A quantidade de referências aparentes dão aos espectadores mais conhecedores alimento para um verdadeiro banquete visual. Há coisas que esperamos: as visões de H. R. Giger realizadas em grande esplendor, bem como cenários orbitais de tirar o fôlego. Outras não são inesperadas, como as imperdíveis referências a Syd Mead: na cena onde conhecemos o idoso patrão da Weyland Industries, a imagem de terraformação replica na perfeição o estilo deste influente designer futurista, que de certeza também teve mão na concepção dos veículos que transportam os cientistas pelo planetóide. E algumas apanham-nos de surpresa. Ridley Scott recupera a iconografia que Giger e Moebius criaram para Dune, esse outro filme lendário que acabou por ter um visual totalmente diferente do originalmente planeado. Traços de Moebius são também visíveis em vários elementos do filme e até um ar classicista blakeano na criação dos engenheiros alienígenas. Também não podia faltar um carácter tentacular lovecraftiano aos monstros do filme.

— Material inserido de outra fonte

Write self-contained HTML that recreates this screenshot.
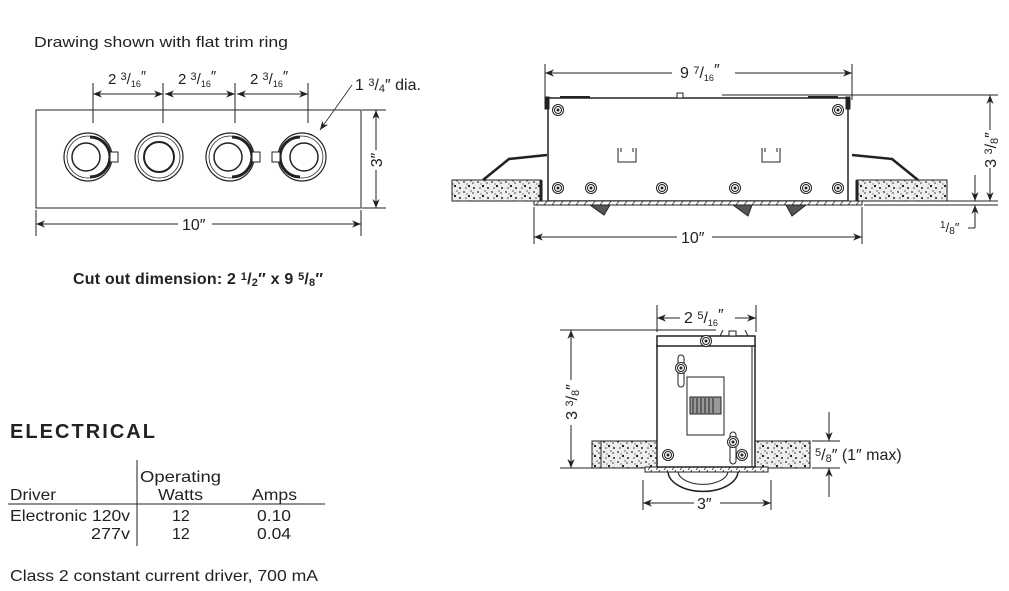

Para mim, a mais espantosa das cenas, tão fascinante que me apeteceu levantar e bater palmas de pé, é a da aterragem da Prometheus em LV-223. A nave em plano contrapicado, enquadrada pela atmosfera de nuvens portentosas e o planeta gigante anelado. Impossível não olhar e sentir um resumo do melhor da ficção científica, a atirar para a cinematografia dos anos 50 com os seus foguetões a aterrar em planetas desconhecidos ou para as referências icónicas de Chesley Bonestell ao ilustrar o sistema solar na sua obra gráfica. Parece-me também impossível ficar indiferente à candura da cena em que o andróide se vê mergulhado num mapa holográfico do universo, que o rodeia num ambiente de magia. Visualmente bela, apesar de totalmente incongruente, e confesso que ainda não consegui perceber exactamente o que essas imagens me trazem à memória. Toques de Meliès? Planetários de cobre polido dos séculos XVIII e XIX?


Esta espectacularidade visual tem as suas falhas. Ocorrem-me duas. A Prometheus falta o carácter grítty que dava textura aos universos fantásticos de Alien e Blade Runner. O ar limpo e polido do filme aponta para 2001 no interior da nave, enquanto o planeta é um deserto asséptico. Falta pó, sujidade, óleo a verter, dando ao filme um lado hiper-real mais conducente ao de uma boa ilustração de ficção científica do que a uma obra com as ambições de Prometheus. Outra é gritante e envolve os interfaces digitais com que os personagens interagem. Alien  era um filme de época, onde o interface com a inteligência artificial que controlava a nave era verbal ou através de uma mainframe. Talvez os conceptores deste filme tenham achado que o conceito de interagir com computadores através de teclados e ecrãs pretos com texto verde seria demasiado estranha para a geração tablet e smartphone. Criam com isso um curioso anacronismo. Prometheus antecede cronológicamente Alien, mas a sua tecnologia é mais avançada. Talvez num próximo filme os autores resolvam a coisa através de alguma catástrofe singularitária. Com tanto pontapé no argumento, já nada surpreende.

Prometheus poderia ser um excelente filme de ficção cientifica senão pelo seu argumento falhado e atentados à ciência mais elementar. Todo a expectativa gerada à sua volta deslindou-se num enorme descalabro entre o esperado e o que resultou. Dentro da continuidade da mitografia Alien o filme aponta caminhos curiosos, mas a premissa banalizante da influência de antigos astronautas na geração da humanidade torna-se redutora. Redime-se um pouco pela qualidade do seu aspecto visual baseado em sólidas referências iconográficas, mas isto não chega para o tornar um bom filme. Apesar das falhas gritantes, consegue despertar aquela sense of wonder que fascina na Ficção Científica. Pena é que se espalhe em tudo o resto.